The following week, as they got into the car to go skating again, her five-year-old son exclaimed, “Mom, let’s pray now and save time!”
That little boy exposed one of the shortcomings in the prayer lives of many of us. We pray to God whenever we get into trouble, asking God to help take care of us. And there’s certainly nothing wrong with that. God wants us to turn to Him when we are in need. As the Psalmist said, “When the righteous cry for help, the Lord hears and delivers them out of all their troubles.” (Psalm 34:17)

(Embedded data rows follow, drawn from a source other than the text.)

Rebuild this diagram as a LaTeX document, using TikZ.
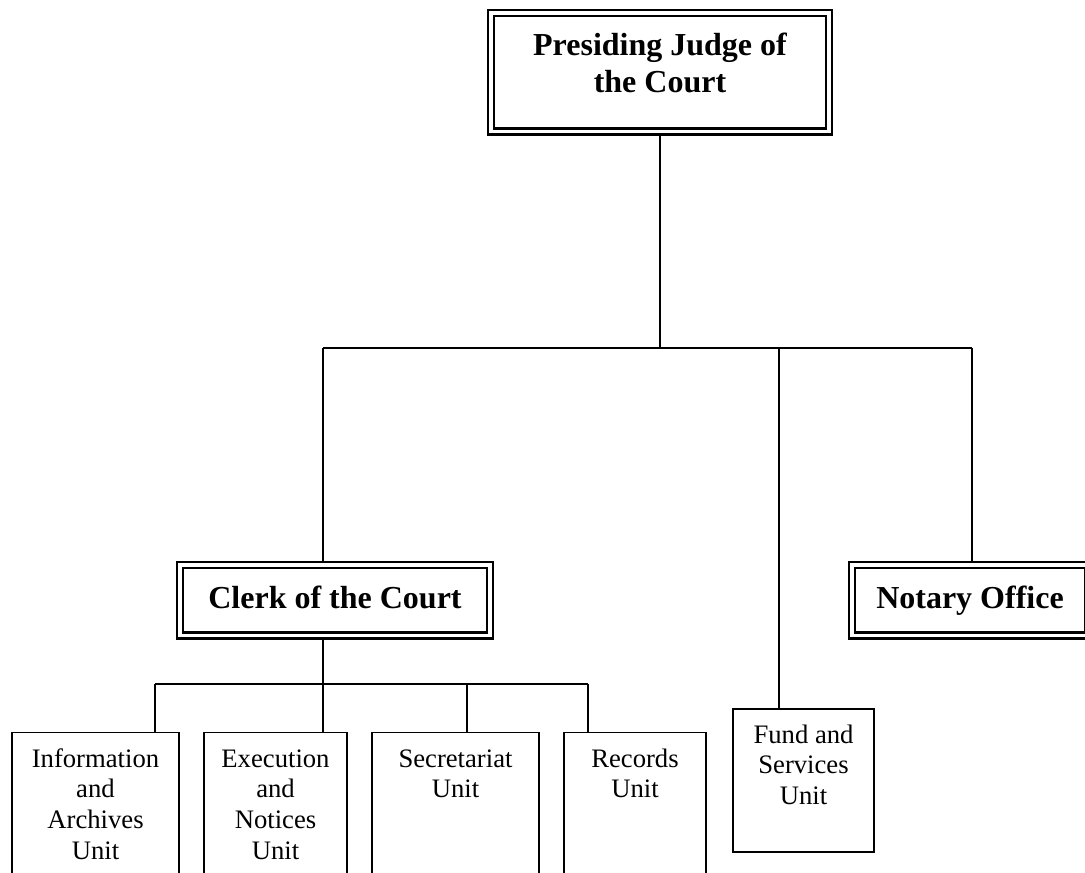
\documentclass[tikz,border=0pt]{standalone}
\usepackage{fontspec}
\setmainfont{Liberation Serif}
\newcommand\firstln[1]{\rule{0pt}{#1}}
\begin{document}
\begin{tikzpicture}[x=0.75pt,y=-0.75pt,
  dbox/.style={draw=black,double=white,line width=1.8pt,double distance=2.5pt,
    rectangle,inner sep=0pt,outer sep=3pt},
  sbox/.style={draw=black,line width=1.2pt,rectangle,inner sep=0pt},
  boldtxt/.style={font=\bfseries\fontsize{24}{27.75}\selectfont,align=center,inner sep=0pt},
  unittxt/.style={font=\fontsize{20}{23}\selectfont,align=center,inner sep=0pt,anchor=north},
  link/.style={draw=black,line width=1pt}]
\useasboundingbox (0,0) rectangle (1085,872);
\clip (0,0) rectangle (1085,872);
% main boxes
\node[dbox,minimum width=253.5pt,minimum height=88.875pt] (judge) at (660,72.25) {};
\node[dbox,minimum width=232.5pt,minimum height=52.875pt] (clerk) at (335,600.25) {};
\node[dbox,minimum width=177pt,minimum height=52.875pt] (notary) at (970,600.25) {};
% unit boxes
\node[sbox,minimum width=125.25pt,minimum height=125.6pt] (info) at (95.5,816.25) {};
\node[sbox,minimum width=107.25pt,minimum height=125.6pt] (exec) at (275.5,816.25) {};
\node[sbox,minimum width=125.25pt,minimum height=125.6pt] (secr) at (455.5,816.25) {};
\node[sbox,minimum width=106.5pt,minimum height=125.6pt] (rec) at (635,816.25) {};
\node[sbox,minimum width=105.75pt,minimum height=107.25pt] (fund) at (803.5,780.5) {};
% texts
\node[boldtxt,anchor=north] (tjudge) at (660,28.33) {\firstln{20pt}Presiding Judge of\\the Court};
\node[boldtxt,anchor=base] (tclerk) at (335,608) {Clerk of the Court};
\node[boldtxt,anchor=base] (tnotary) at (970,608) {Notary Office};
\node[unittxt] (tinfo) at (95.5,744.33) {\firstln{17pt}Information\\and\\Archives\\Unit};
\node[unittxt] (texec) at (275.5,744.33) {\firstln{17pt}Execution\\and\\Notices\\Unit};
\node[unittxt] (tsecr) at (455.5,744.33) {\firstln{17pt}Secretariat\\Unit};
\node[unittxt] (trec) at (635,744.33) {\firstln{17pt}Records\\Unit};
\node[unittxt] (tfund) at (803.5,720.33) {\firstln{17pt}Fund and\\Services\\Unit};
% connectors
\coordinate (hL) at (323,348);
\coordinate (hJ) at (660,348);
\coordinate (hF) at (779,348);
\coordinate (hR) at (972,348);
\draw[link] (judge.south) -- (hJ);
\draw[link] (hL) -- (hR);
\draw[link] (hL) -- (clerk.north -| hL);
\draw[link] (hF) -- (fund.north -| hF);
\draw[link] (hR) -- (notary.north -| hR);
\coordinate (sA) at (155,684);
\coordinate (sB) at (323,684);
\coordinate (sC) at (467,684);
\coordinate (sD) at (588,684);
\draw[link] (clerk.south -| sB) -- (exec.north -| sB);
\draw[link] (sA) -- (sD);
\draw[link] (sA) -- (info.north -| sA);
\draw[link] (sC) -- (secr.north -| sC);
\draw[link] (sD) -- (rec.north -| sD);
\end{tikzpicture}
\end{document}
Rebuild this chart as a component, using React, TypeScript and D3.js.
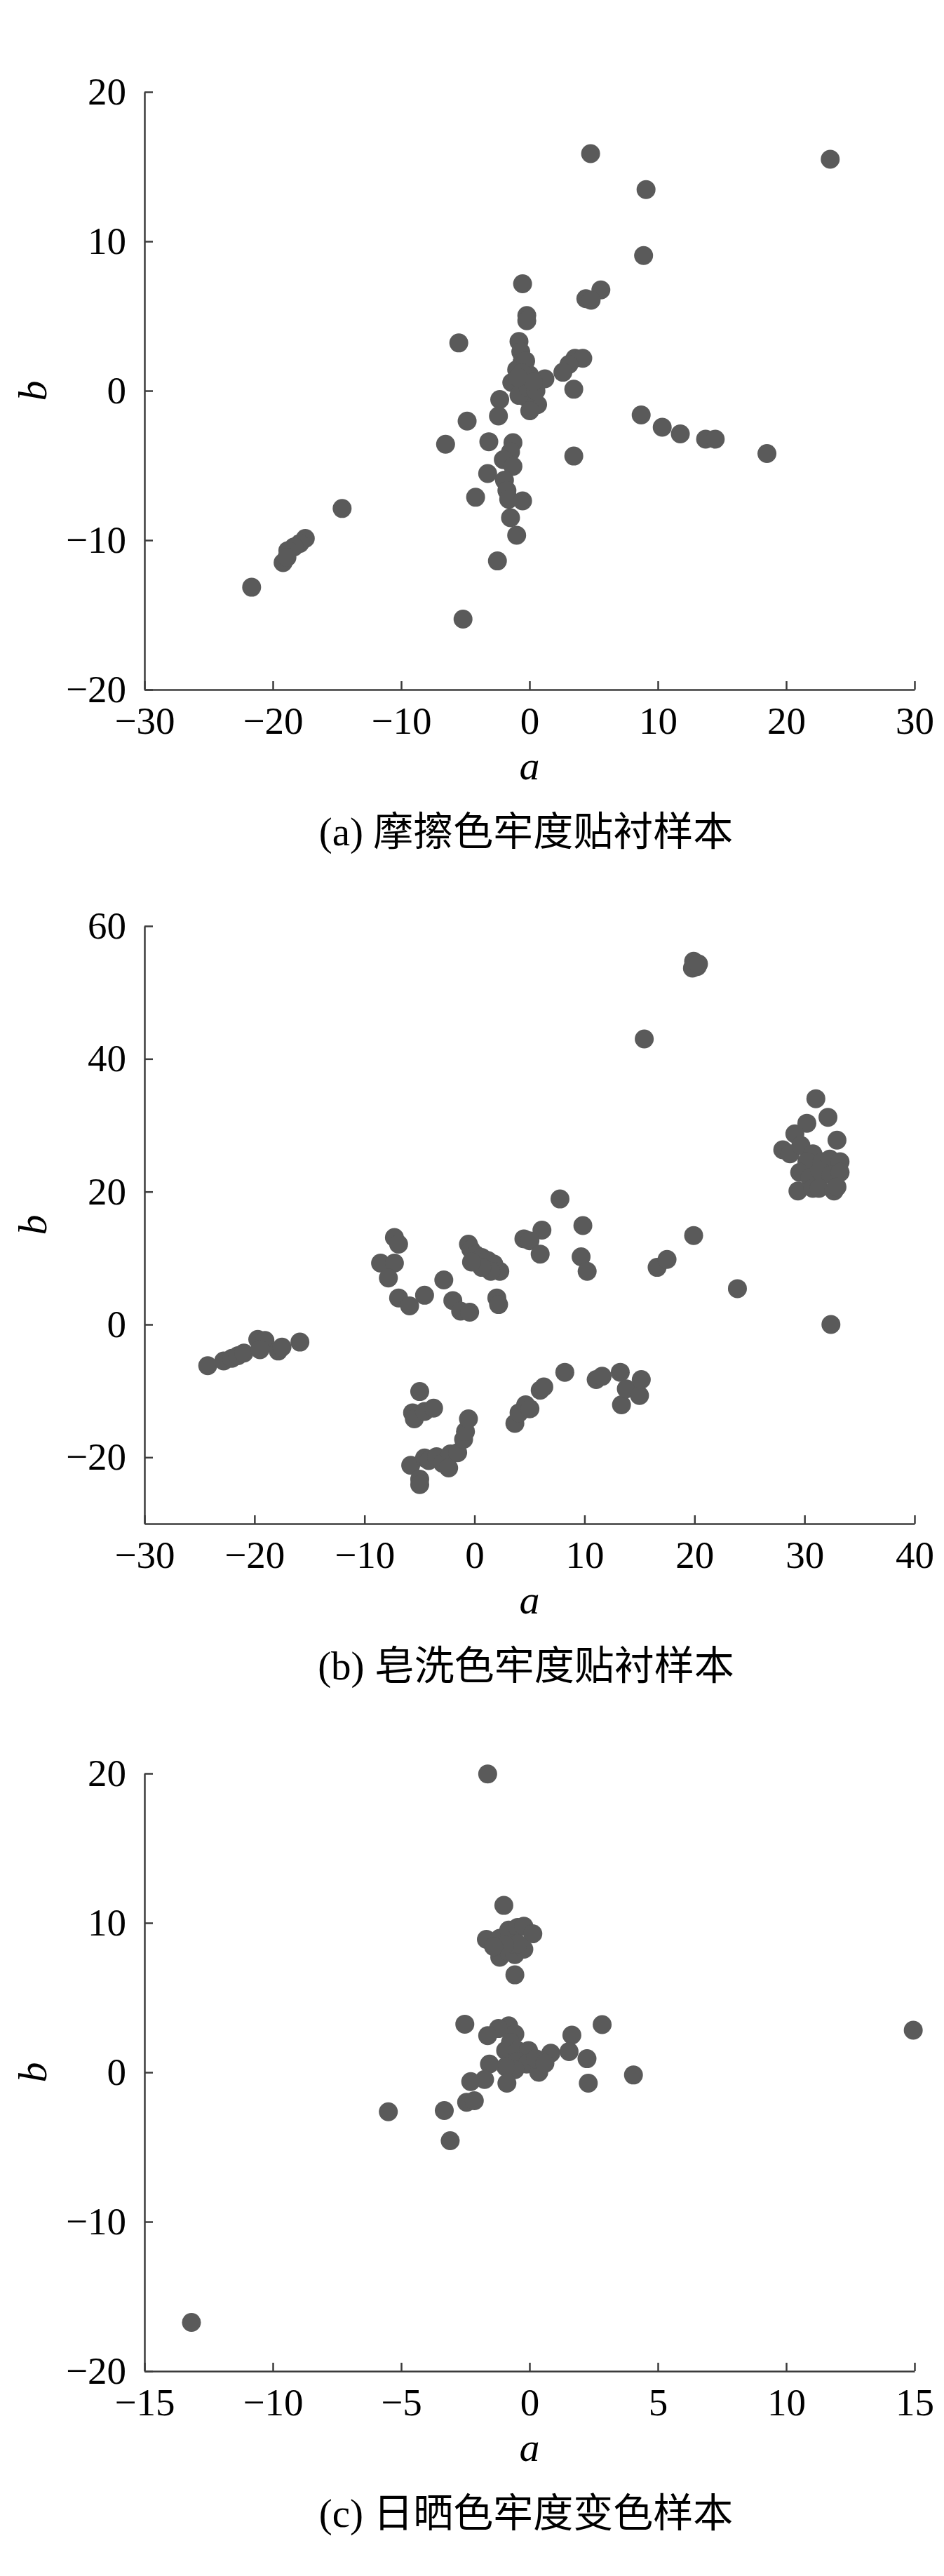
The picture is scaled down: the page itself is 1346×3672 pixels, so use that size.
import React, { useEffect, useRef } from 'react';
import * as d3 from 'd3';

type Pt = [number, number];

// (a) rubbing fastness
const rubData: Pt[] = [
  [4.76, 15.87], [23.43, 15.49], [9.08, 13.46], [8.89, 9.05], [-0.54, 7.16], [5.56, 6.75],
  [4.39, 6.16], [4.8, 6.06], [-0.21, 5.03], [-0.21, 4.68], [-5.51, 3.2], [-0.82, 3.3],
  [-0.68, 2.6], [-0.59, 1.9], [3.54, 2.17], [4.15, 2.17], [3.07, 1.76], [2.6, 1.24],
  [1.2, 0.8], [-1.0, 1.41], [-1.38, 0.55], [-0.45, 0.38], [0.0, 1.07], [0.26, -0.14],
  [-0.21, -0.48], [0.63, -0.93], [0.02, -1.34], [-0.82, -0.31], [3.45, 0.1], [-2.32, -0.59],
  [-2.42, -1.69], [-4.86, -2.03], [-6.54, -3.58], [-3.17, -3.41], [-1.29, -3.48], [-1.48, -4.1],
  [-2.04, -4.61], [-1.29, -5.06], [-3.26, -5.54], [-1.95, -5.99], [-1.76, -6.68], [-1.62, -7.26],
  [-0.54, -7.37], [-4.2, -7.13], [-1.48, -8.5], [-1.0, -9.67], [3.45, -4.37], [8.7, -1.62],
  [10.34, -2.44], [11.75, -2.89], [13.72, -3.24], [14.47, -3.24], [18.5, -4.2], [-2.5, -11.39],
  [-5.18, -15.28], [-14.6, -7.88], [-17.47, -9.88], [-17.9, -10.22], [-18.36, -10.46], [-18.83, -10.7],
  [-19.2, -11.5], [-18.9, -11.15], [-21.65, -13.15], [-0.3, 2.0], [-0.1, 0.2], [0.5, 0.0],
  [-0.6, 1.2], [0.3, 0.6], [-0.9, 0.9],
];

// (b) soaping fastness
const soapData: Pt[] = [
  [19.92, 54.7], [20.25, 53.9], [19.81, 53.66], [20.36, 54.3], [15.43, 43.0],
  [31.03, 34.0], [32.13, 31.2], [30.21, 30.3], [29.12, 28.7], [32.95, 27.75], [28.02, 26.3],
  [28.68, 25.7], [29.67, 26.95], [30.76, 25.7], [30.21, 24.5], [31.58, 24.5], [32.3, 24.9],
  [33.23, 24.5], [29.56, 22.9], [30.49, 22.1], [31.42, 23.1], [32.4, 22.5], [33.23, 22.9],
  [29.4, 20.1], [30.76, 20.5], [31.31, 20.5], [32.68, 20.1], [32.95, 20.7], [32.4, 0.0],
  [7.77, 18.9], [9.85, 14.9], [6.13, 14.2], [4.49, 12.9], [5.04, 12.6], [5.97, 10.6],
  [9.69, 10.2], [10.24, 8.0], [19.92, 13.4], [16.6, 8.6], [17.5, 9.8], [23.9, 5.4],
  [-0.55, 12.1], [-0.33, 11.3], [0.11, 10.5], [0.66, 10.1], [1.2, 9.65], [1.75, 9.1],
  [2.3, 8.0], [1.48, 8.0], [0.66, 8.6], [-0.27, 9.4],
  [-7.28, 13.1], [-6.9, 12.1], [-8.54, 9.25], [-7.28, 9.25], [-7.83, 7.0], [-6.9, 4.0],
  [-5.9, 2.8], [-4.54, 4.4], [-2.79, 6.7], [-1.97, 3.6], [-1.26, 2.0], [-0.44, 1.85],
  [2.03, 4.0], [2.19, 3.0],
  [-24.25, -6.2], [-22.8, -5.5], [-22.06, -5.1], [-21.5, -4.7], [-20.96, -4.3], [-19.7, -2.25],
  [-19.05, -2.4], [-19.5, -3.8], [-17.84, -4.0], [-17.5, -3.4], [-15.87, -2.65],
  [-4.98, -10.1], [-5.63, -13.3], [-5.47, -14.2], [-4.54, -13.1], [-3.72, -12.6], [-5.8, -21.2],
  [-4.98, -23.3], [-4.98, -24.1], [-4.54, -20.1], [-4.16, -20.5], [-3.45, -19.9], [-2.9, -20.9],
  [-2.19, -19.5], [-2.35, -21.6], [-1.53, -19.3], [-0.99, -17.3], [-0.82, -16.1], [-0.55, -14.2],
  [3.67, -14.9], [4.05, -13.3], [4.65, -12.1], [5.04, -12.7], [5.97, -9.9], [6.3, -9.4],
  [8.21, -7.2], [11.06, -8.3], [11.6, -7.8], [13.25, -7.2], [13.36, -12.1], [13.8, -9.7],
  [15.0, -10.7], [15.16, -8.3],
];

// (c) sunlight fastness
const sunData: Pt[] = [
  [-1.63, 19.96], [-1.0, 11.17], [-1.68, 8.9], [-1.16, 8.97], [-0.81, 9.52], [-0.46, 9.7],
  [-0.22, 9.78], [0.13, 9.27], [-1.16, 7.7], [-0.81, 8.06], [-0.57, 7.88], [-0.22, 8.24],
  [-0.69, 8.6], [-0.46, 8.6], [-0.97, 8.53], [-1.4, 8.42], [-0.57, 6.52], [-2.52, 3.22],
  [2.83, 3.19], [14.95, 2.82], [-0.81, 3.11], [-1.21, 2.93], [-1.63, 2.45], [-0.57, 2.56],
  [1.65, 2.49], [-0.74, 2.0], [-0.93, 1.46], [-0.46, 1.46], [-0.04, 1.46], [0.83, 1.28],
  [1.54, 1.39], [-0.46, 0.73], [-0.11, 0.55], [0.36, 0.0], [-0.57, 0.18], [-0.93, 0.37],
  [2.24, 0.91], [-1.56, 0.55], [-1.75, -0.48], [-2.29, -0.62], [-0.88, -0.73], [2.29, -0.73],
  [4.05, -0.18], [-2.45, -2.01], [-2.15, -1.9], [-3.32, -2.56], [-5.5, -2.64], [-3.09, -4.58],
  [-13.17, -16.74], [0.25, 0.9], [0.6, 0.6],
];

const xTicksA = [-30, -20, -10, 0, 10, 20, 30];
const yTicksA = [-20, -10, 0, 10, 20];
const xTicksB = [-30, -20, -10, 0, 10, 20, 30, 40];
const yTicksB = [-20, 0, 20, 40, 60];
const xTicksC = [-15, -10, -5, 0, 5, 10, 15];
const yTicksC = [-20, -10, 0, 10, 20];

const captions = ['(a) 摩擦色牢度贴衬样本', '(b) 皂洗色牢度贴衬样本', '(c) 日晒色牢度变色样本'];

const panels = [
  { data: rubData, xDom: [-30, 30], yDom: [-20, 20], xTicks: xTicksA, yTicks: yTicksA, top: 131, bottom: 983 },
  { data: soapData, xDom: [-30, 40], yDom: [-30, 60], xTicks: xTicksB, yTicks: yTicksB, top: 1320, bottom: 2172 },
  { data: sunData, xDom: [-15, 15], yDom: [-20, 20], xTicks: xTicksC, yTicks: yTicksC, top: 2528, bottom: 3380 },
];

const W = 1346;
const H = 3672;
const LEFT = 206;
const RIGHT = 1304;
const FONT = "'Liberation Serif', 'DejaVu Serif', serif";
const CJK = "'Liberation Serif', 'Noto Sans CJK SC', serif";
const AXIS = '#3c3c3c';
const DOT = '#5a5a5a';

const fmt = (d: number) => (d < 0 ? '\u2212' + Math.abs(d) : String(d));

export default function App() {
  const ref = useRef<SVGSVGElement>(null);

  useEffect(() => {
    document.body.style.margin = '0';
    if (!ref.current) return;
    const svg = d3.select(ref.current);
    svg.selectAll('*').remove();

    svg.append('rect').attr('width', W).attr('height', H).attr('fill', '#fff');

    panels.forEach((p, i) => {
      const x = d3.scaleLinear().domain(p.xDom).range([LEFT, RIGHT]);
      const y = d3.scaleLinear().domain(p.yDom).range([p.bottom, p.top]);
      const g = svg.append('g');

      // dots
      g.append('g')
        .selectAll('circle')
        .data(p.data)
        .enter()
        .append('circle')
        .attr('cx', d => x(d[0]))
        .attr('cy', d => y(d[1]))
        .attr('r', 13.5)
        .attr('fill', DOT);

      // axes
      const xAxis = g.append('g')
        .attr('transform', `translate(0,${p.bottom})`)
        .call(d3.axisBottom(x).tickValues(p.xTicks).tickSizeInner(-12).tickSizeOuter(0).tickPadding(24).tickFormat(d => fmt(+d)));
      const yAxis = g.append('g')
        .attr('transform', `translate(${LEFT},0)`)
        .call(d3.axisLeft(y).tickValues(p.yTicks).tickSizeInner(-12).tickSizeOuter(0).tickPadding(26).tickFormat(d => fmt(+d)));

      [xAxis, yAxis].forEach(ax => {
        ax.attr('font-family', null).attr('font-size', null);
        ax.selectAll('path, line').attr('stroke', AXIS).attr('stroke-width', 2.5);
        ax.selectAll('text')
          .attr('fill', '#000')
          .style('font-family', FONT)
          .style('font-size', '55px');
      });

      // axis titles
      g.append('text')
        .attr('x', (LEFT + RIGHT) / 2)
        .attr('y', p.bottom + 128)
        .attr('text-anchor', 'middle')
        .style('font-family', FONT)
        .style('font-style', 'italic')
        .style('font-size', '58px')
        .text('a');

      g.append('text')
        .attr('transform', `translate(66,${(p.top + p.bottom) / 2}) rotate(-90)`)
        .attr('text-anchor', 'middle')
        .style('font-family', FONT)
        .style('font-style', 'italic')
        .style('font-size', '58px')
        .text('b');

      // caption
      g.append('text')
        .attr('x', 750)
        .attr('y', p.bottom + 222)
        .attr('text-anchor', 'middle')
        .style('font-family', CJK)
        .style('font-size', '57px')
        .text(captions[i]);
    });
  }, []);

  return <svg ref={ref} width={W} height={H} style={{ display: 'block' }} />;
}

But sometimes that’s the only time we pray. We don’t feel the need to pray when things are going well in our lives. But, as that little 5-year-old boy noted, perhaps we wouldn’t be in need nearly as much if we prayed in advance. If we prayed for wisdom. If we prayed for God’s guidance in our lives. If we gave thanks for the many blessings we enjoy. If we prayed for God’s will to be done. If we asked for God’s presence. If we gave God the honor due Him.
As a father, I didn’t mind if my children came to me when they needed something. I wanted them to do that. But it would have bothered me if that’s the only time they ever spoke to me. I wanted a relationship with them that went beyond meeting their needs, a relationship of mutual love. An attitude of constant prayer is a distinguishing mark of the mature Christian, which is why we are commanded to “pray without ceasing” (1 Thess. 5:17). As someone once put it, “If you only pray when you’re in trouble, you’re in trouble.”
“Continue steadfastly in prayer, being watchful in it with thanksgiving.” (Col. 4:2) Let’s pray now!